Tief drin im Böhmerwald
Andreas Hartauer
Tief drin im Böhmerwald,
da liegt mein Heimatort;
es ist gar lang schon her,
daß ich von dort bin fort.
Doch die Erinnerung,
die bleibt mir stets gewiß,
daß ich den Böhmerwald gar nie vergiß.
Es war im Böhmerwald,
wo meine Wiege stand,
im schönen, grünen Böhmerwald,
es war im Böhmerwald, wo meine Wiege stand,
im schönen, grünen Wald.
O holde Kindeszeit,
noch einmal kehr zurück,
wo spielend ich genoß
das allerhöchste Glück,
wo ich am Vaterhaus
auf grüner Wiese stand
und weithin schaute auf mein Vaterland.
Es war im Böhmerwald, ...
Nur einmal noch, o Herr,
laß mich die Heimat seh'n,
den schönen Böhmerwald,
die Täler und die Höh'n;
dann kehr' ich gern zurück
und rufe freudig aus:
Behüt dich, Böhmerwald, ich bleib' zu Haus!
Es war im Böhmerwald, ...
 

Eisenwein

@Manfred36  
Danke für deinen Liedtext aus längst vergangener Zeit.
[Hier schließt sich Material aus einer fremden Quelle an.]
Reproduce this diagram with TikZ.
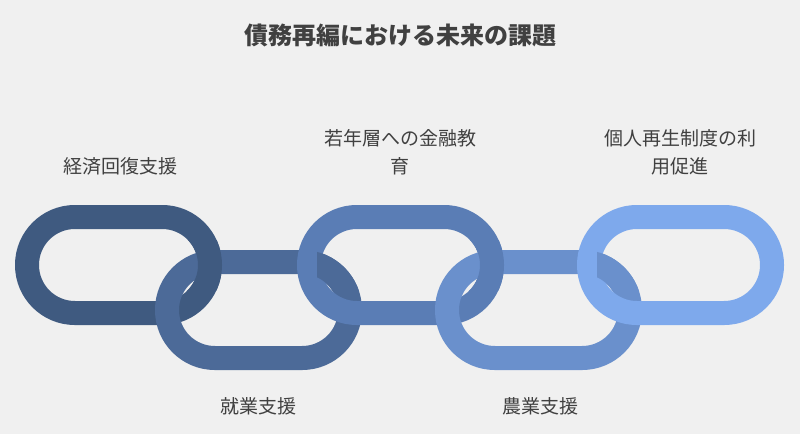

Meine Mutter stammte aus dem Böhmerwald und hat mir dieses Lied oft vorgesungen. LG Ferdinand

JuergenS

Ich habe vor vielen Jahren, nach der Öffnung des eisernen Vorhangs das Haus von Stifter, ich glaub in Horni Plana besucht, den Stausee, das mickrige Denkmal auf dem Dreisessel, durch Lesen der Bücher Stifters wurde ich melancholisch, eher traurig....😏

Eisenwein

@JuergenS  
Vielen Dank für deinen Kommentar! Mir ergeht es ähnlich, beim Lesen von Adalbert Stifters. In der Erzählung "Der beschriebene Tännling” fand ich eine Passage - zum Niederknien zart und schön:

Zitat:
[...] Nur an ganz durchsichtigen Morgen, an denen wegen bevorstehenden Regens die Gegend mit keinem färbenden Dufte bedeckt ist, sondern die Dinge in trauriger Klarheit dastehen, schweben in Südost über der schmalsten Waldlinie die nordischen Alpen so weit und märchenhaft draußen, wie mattblaue, starr gewordene Wolken. [...]

Liebe Grüße, Ferdinand

JuergenS

@Eisenwein  
ja, aber ich mußte sozusagen die Notbremse ziehen, denn Stifter hätte mich zu weit von der Gegenwart weggezogen.

JuergenS

@JuergenS  
mein Großvater stammte aus dem B.wald, auch mir gefällt er zusammen mit dem bayerischen Teil. War oft dort.